Spring Break Across the Hudson River
One student finds inspiration and encouragement when she volunteers to provide legal services for a week to needy and neglected residents of embattled Newark, New Jersey.
Printer Friendly VersionMaking your way into the World Trade Center PATH station at 8:30 on Monday morning is like being a lone salmon swimming upstream to spawn. One escalator at the station descends to the trains headed to Jersey, while seven ascend from the platforms, carrying Newark residents from their affordable housing to their jobs in lower Manhattan. Even though lower Manhattan is in many ways still reeling from the devastation of 9/11, the economic opportunities it offers to the people of Newark sparkle in comparison to the prospects available at home, a once-thriving center of industry where, today, the city government is Newark’s largest employer.
Along with five other NYU Law students, I made this counterintuitive commute daily for a week in March to the New Jersey Institute for Social Justice (NJISJ) as part of the Alternative Spring Break (ASB) program of Law Students for Human Rights (LSHR)—a week of working, observing and learning.
Last spring, when the Public Interest Law Center first urged LSHR to consider Newark, I thought we might have trouble selling the city as an appealing spring break destination, even to the most public interest-minded law students—and then, in May, I saw Cory Booker speak at NYU Law’s convocation.
Booker related to the Class of 2007 how, as a young Yale Law graduate living in a violence-plagued Newark housing project, he learned from his neighbors to see beneath the troubled surface of the world around him. Tears streamed down my face. He impressed upon me the impact my classmates and I could make just by the way in which we live our lives. “Stand tall,” he said.

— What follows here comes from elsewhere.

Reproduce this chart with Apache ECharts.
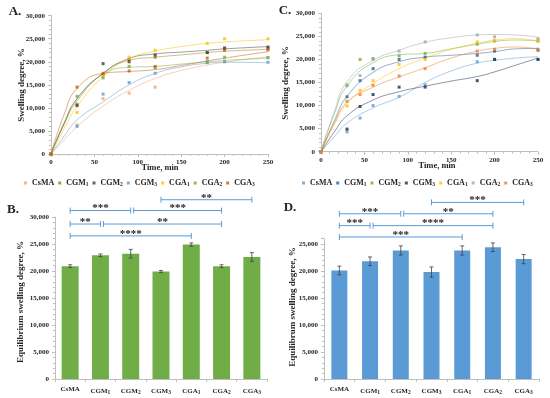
<!DOCTYPE html>
<html><head><meta charset="utf-8">
<script src="https://cdn.jsdelivr.net/npm/echarts@6/dist/echarts.min.js"></script>
<style>html,body{margin:0;padding:0;background:#fff}#c{width:550px;height:398px}</style>
</head><body><div id="c"></div>
<script>
// ---------- categories ----------
const names = ['CsMA','CGM1','CGM2','CGM3','CGA1','CGA2','CGA3'];

// ---------- Panel A : swelling kinetics (points) ----------
const timeA = [0,30,60,90,120,180,200,250];
const aCsMA = [0,6300,12000,13200,14500,19800,20200,20900];
const aCGM1 = [0,10800,17200,20500,21000,22000,22800,22900];
const aCGM2 = [0,10500,19600,20000,21500,22000,23000,23200];
const aCGM3 = [0,6000,13000,15500,17500,19900,20000,19900];
const aCGA1 = [0,9000,16800,21000,22500,24000,25000,25000];
const aCGA2 = [0,12500,16500,19000,18700,20000,21000,20900];
const aCGA3 = [0,14500,17500,18000,19000,20800,22500,22600];
// Panel A trend curves
const trendTimeA = [0,15,30,60,90,120,150,180,200,250];
const taCsMA = [0,3000,5900,10400,13800,16400,18100,19300,19900,21100];
const taCGM1 = [0,6500,11500,17500,20300,21000,21500,22000,22300,22700];
const taCGM2 = [0,6500,12000,17500,20700,21700,22100,22500,22800,23300];
const taCGM3 = [0,3800,7400,11300,15000,17500,18900,19700,19900,19800];
const taCGA1 = [0,5500,10300,16800,20700,22300,23300,24000,24300,24800];
const taCGA2 = [0,6800,12000,17300,18800,19000,19500,20000,20300,20800];
const taCGA3 = [0,8500,14200,17500,17900,18300,19200,20200,20800,22200];

// ---------- Panel C : swelling kinetics (points) ----------
const timeC = [0,30,45,60,90,120,180,200,250];
const cCsMA = [0,4300,7300,10000,12000,14500,19500,20000,20000];
const cCGM1 = [0,11900,15400,18000,20000,20500,20900,21800,22000];
const cCGM2 = [0,14300,20000,20200,20800,21300,23300,24000,24000];
const cCGM3 = [0,4900,9800,12400,14000,14000,15400,20000,20000];
const cCGA1 = [0,9900,13300,15400,18900,20000,23800,24000,24000];
const cCGA2 = [0,14500,16500,20000,21800,23800,25300,24900,24500];
const cCGA3 = [0,10900,12400,14400,16400,18000,21800,22200,22200];
// Panel C trend curves
const trendTimeC = [0,15,30,60,90,120,150,180,200,225,250];
const tcCsMA = [0,3200,6200,9500,11800,15000,17500,19200,19800,20300,20600];
const tcCGM1 = [0,6500,12000,17200,19500,20500,20900,21300,21700,22300,22400];
const tcCGM2 = [0,8000,14300,19300,21000,21300,22300,23300,23900,24200,24000];
const tcCGM3 = [0,4200,7800,11200,13000,14200,15300,16300,17300,18800,20300];
const tcCGA1 = [0,5800,10500,14800,18000,20300,22200,23500,24200,24500,24000];
const tcCGA2 = [0,8500,15200,19800,22000,23700,24700,25300,25400,25300,24800];
const tcCGA3 = [0,6000,10700,14000,16200,18200,20300,21800,22400,22700,22200];

// ---------- Panel B / D : equilibrium swelling ----------
const eqB  = [20900,22900,23200,19900,24900,20900,22600];
const errB = [250,250,800,200,300,250,800];
const eqD  = [20100,21800,23800,19800,23800,24400,22200];
const errD = [800,800,850,950,850,800,850];

// significance brackets (category index from/to, level, stars)
const brFromB  = [3,0,2,0,1,0];
const brToB    = [6,2,5,1,5,4];
const brLevelB = [33200,31200,31200,28700,28700,26500];
const brStarsB = ['**','***','***','**','**','****'];
const brFromD  = [3,0,2,0,1,0];
const brToD    = [6,2,5,1,5,4];
const brLevelD = [32700,30600,30600,28400,28400,26300];
const brStarsD = ['***','***','**','***','****','***'];

// ---------- styles ----------
const FONT = '"Liberation Serif", "DejaVu Serif", serif';
const colorsA = ['#F4A46A','#A07D1C','#3F3F3F','#5B9BD5','#FFC000','#70AD47','#C55A11'];
const colorsC = ['#5B9BD5','#2A5F96','#70AD47','#1E2B4D','#FFC000','#A5A5A5','#ED7D31'];
const axisGray = '#BFBFBF';
const txt = '#262626';

const ptsA = [aCsMA,aCGM1,aCGM2,aCGM3,aCGA1,aCGA2,aCGA3];
const trA  = [taCsMA,taCGM1,taCGM2,taCGM3,taCGA1,taCGA2,taCGA3];
const ptsC = [cCsMA,cCGM1,cCGM2,cCGM3,cCGA1,cCGA2,cCGA3];
const trC  = [tcCsMA,tcCGM1,tcCGM2,tcCGM3,tcCGA1,tcCGA2,tcCGA3];

const fmtNum = v => v === 0 ? '0' : v.toLocaleString('en-US');
const subRich = { s: { fontSize: 5.5, fontFamily: FONT, fontWeight: 'bold', color: txt, padding: [4,0,0,0] } };
const subName = n => n.replace(/^[AC]:/, '').replace(/(\d)$/, '{s|$1}');

const series = [];
function kinetics(prefix, axisIdx, times, pts, trendT, trends, colors) {
  names.forEach((n, k) => {
    series.push({
      type: 'line', name: prefix + 'trend' + n, xAxisIndex: axisIdx, yAxisIndex: axisIdx,
      data: trendT.map((t, i) => [t, trends[k][i]]), smooth: 0.5, showSymbol: false, silent: true,
      lineStyle: { color: colors[k], width: 1, opacity: 0.5 }, z: 2
    });
  });
  names.forEach((n, k) => {
    series.push({
      type: 'scatter', name: prefix + n, xAxisIndex: axisIdx, yAxisIndex: axisIdx,
      data: times.map((t, i) => [t, pts[k][i]]), symbol: 'rect', symbolSize: 3,
      itemStyle: { color: colors[k] }, z: 3
    });
  });
}
kinetics('A:', 0, timeA, ptsA, trendTimeA, trA, colorsA);
kinetics('C:', 1, timeC, ptsC, trendTimeC, trC, colorsC);

function barPanel(idx, vals, errs, color, width) {
  series.push({ type: 'bar', xAxisIndex: idx, yAxisIndex: idx, data: vals, barWidth: width,
    itemStyle: { color: color }, z: 2 });
  series.push({ type: 'custom', xAxisIndex: idx, yAxisIndex: idx, z: 4, silent: true,
    data: vals.map((v, i) => [i, v, errs[i]]),
    renderItem: (params, api) => {
      const i = api.value(0), v = api.value(1), e = api.value(2);
      const top = api.coord([i, v + e]), bot = api.coord([i, v - e]);
      const x = top[0], st = { stroke: '#404040', lineWidth: 0.8 };
      return { type: 'group', children: [
        { type: 'line', shape: { x1: x, y1: top[1], x2: x, y2: bot[1] }, style: st },
        { type: 'line', shape: { x1: x - 2, y1: top[1], x2: x + 2, y2: top[1] }, style: st },
        { type: 'line', shape: { x1: x - 2, y1: bot[1], x2: x + 2, y2: bot[1] }, style: st }
      ]};
    }
  });
}
barPanel(2, eqB, errB, '#70AD47', 17);
barPanel(3, eqD, errD, '#5B9BD5', 16);

function brackets(idx, from, to, level, stars) {
  series.push({ type: 'custom', xAxisIndex: idx, yAxisIndex: idx, clip: false, silent: true, z: 5,
    data: from.map((f, i) => [f, level[i], to[i], i]),
    encode: { x: 0, y: 1 },
    renderItem: (params, api) => {
      const i = params.dataIndex;
      const p1 = api.coord([from[i], level[i]]), p2 = api.coord([to[i], level[i]]);
      let x1 = p1[0], x2 = p2[0];
      for (let j = 0; j < from.length; j++) if (j !== i && level[j] === level[i] && to[j] === from[i]) x1 += 3;
      const y = p1[1], st = { stroke: '#5B9BD5', lineWidth: 1 };
      return { type: 'group', children: [
        { type: 'line', shape: { x1: x1, y1: y, x2: x2, y2: y }, style: st },
        { type: 'line', shape: { x1: x1, y1: y - 3, x2: x1, y2: y + 3 }, style: st },
        { type: 'line', shape: { x1: x2, y1: y - 3, x2: x2, y2: y + 3 }, style: st },
        { type: 'text', x: (x1 + x2) / 2, y: y - 2, style: { text: stars[i], textAlign: 'center',
          textVerticalAlign: 'middle', font: 'bold 11px ' + FONT, fill: txt } }
      ]};
    }
  });
}
brackets(2, brFromB, brToB, brLevelB, brStarsB);
brackets(3, brFromD, brToD, brLevelD, brStarsD);

const axLine = { lineStyle: { color: axisGray, width: 1 } };
const lbl = { color: txt, fontFamily: FONT, fontWeight: 'bold', fontSize: 7 };
function valX(grid) {
  return { type: 'value', gridIndex: grid, min: 0, max: 250, interval: 50,
    axisLine: axLine, axisTick: { show: true, length: 3, lineStyle: { color: axisGray } },
    minorTick: { show: true, splitNumber: 5, length: 2, lineStyle: { color: axisGray } },
    splitLine: { show: false }, axisLabel: Object.assign({ margin: 5 }, lbl) };
}
function valY(grid, max) {
  return { type: 'value', gridIndex: grid, min: 0, max: max, interval: 5000,
    axisLine: Object.assign({ show: true }, axLine), axisTick: { show: true, length: 3, lineStyle: { color: axisGray } },
    minorTick: { show: true, splitNumber: 5, length: 2, lineStyle: { color: axisGray } },
    splitLine: { show: false },
    axisLabel: Object.assign({ margin: 6, formatter: v => v > 25000 && max === 26000 ? '' : fmtNum(v) }, lbl) };
}
function catX(grid) {
  return { type: 'category', gridIndex: grid, data: names,
    axisLine: axLine, axisTick: { show: true, length: 3, lineStyle: { color: axisGray } },
    axisLabel: Object.assign({ margin: 7, interval: 0, fontSize: 7.5, formatter: subName, rich: subRich }, lbl) };
}

const legendBase = {
  itemWidth: 3, itemHeight: 3, icon: 'rect', itemGap: 4, padding: 0, width: 280,
  formatter: subName,
  textStyle: { color: txt, fontFamily: FONT, fontWeight: 'bold', fontSize: 8, rich: subRich }
};

const T = (text, x, y, size, rot) => ({ type: 'text', x: x, y: y, rotation: rot || 0,
  style: { text: text, font: 'bold ' + size + 'px ' + FONT, fill: txt, textAlign: 'center', textVerticalAlign: 'middle' } });

const option = {
  animation: false,
  backgroundColor: '#fff',
  grid: [
    { left: 51, top: 15.7, width: 217, height: 138.3 },
    { left: 321, top: 13.3, width: 217, height: 138.4 },
    { left: 55, top: 217, width: 212, height: 162 },
    { left: 324, top: 238.6, width: 215, height: 140.4 }
  ],
  xAxis: [valX(0), valX(1), catX(2), catX(3)],
  yAxis: [valY(0, 30000), valY(1, 30000), valY(2, 30000), valY(3, 26000)],
  legend: [
    Object.assign({ left: 24, top: 179, data: names.map(n => 'A:' + n) }, legendBase),
    Object.assign({ left: 302, top: 179, data: names.map(n => 'C:' + n) }, legendBase)
  ],
  graphic: [
    T('A.', 15, 12, 13), T('C.', 285, 11, 13), T('B.', 13, 210, 13), T('D.', 290, 208, 13),
    T('Swelling degree, %', 22, 85, 9, Math.PI / 2),
    T('Swelling degree, %', 286, 83, 9, Math.PI / 2),
    T('Equilibrium swelling degree, %', 21, 302, 9, Math.PI / 2),
    T('Equilibrum swelling degree, %', 293, 307, 9, Math.PI / 2),
    T('Time, min', 160, 168, 8.5),
    T('Time, min', 437, 166, 8.5)
  ],
  series: series
};
echarts.init(document.getElementById('c')).setOption(option);
</script></body></html>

Less than a year later, I was standing before the mayor with my fellow spring breakers at a meeting arranged by NJISJ. Booker was every bit as inspiring in the intimate meeting as he had been on the stage of Madison Square Garden. He asked each of us in turn about our backgrounds, interests and ambitions, engaging us on topics ranging from high school nicknames to same-sex marriage. Although Newark is the largest city in New Jersey, Newark’s public interest lawyers and community organizers emphasize how small and close-knit their community feels to them.
During the week, the six ASB interns took turns working on behalf of Reentry Legal Services, one of NJISJ’s partners, calling ex-offenders to offer legal services. I spent hours on the phone on behalf of one man, recently released from prison, who suffered from short-term memory loss and cognition difficulties, helping him to navigate an expansive array of entities comprising the Motor Vehicles Commission and several municipal courts whose approval he needed to get his driver’s license restored. This was necessary for him to be eligible for most of the employment that was available to ex-offenders. Other students drafted petitions to expunge stale criminal records, including a petition on behalf of a 40-year-old client who had just been denied a job promotion because of a conviction for shoplifting when she was 17.
Our work with NJISJ also touched on New Jersey handgun regulation, an integral part of Booker’s public safet y platform, as well as collateral damage from aggressive law enforcement policies, such as a “juvenile waiver” rule that meant that young defendants accused of certain crimes were automatically tried as adults. Our accomplishments were modest, but had an impact nonetheless.
For me, the week was an opportunity to take a step back from school and draw encouragement from the inspiring people around me—from the Newarkers overcoming major obstacles every day just to survive to the attorneys advocating for the city and still making time to embrace us visitors with open arms, to our site leader, Dan Meyler ’09, who spent months learning about Newark, attending conferences, and making connections in order to present us with the array of hands-on opportunities that we enjoyed. I got to remove my law school blinders and see a troubled New Jersey city as something else—a testament to America’s urban plight, but also to its enduring spirit of revitalization, just five miles from Manhattan.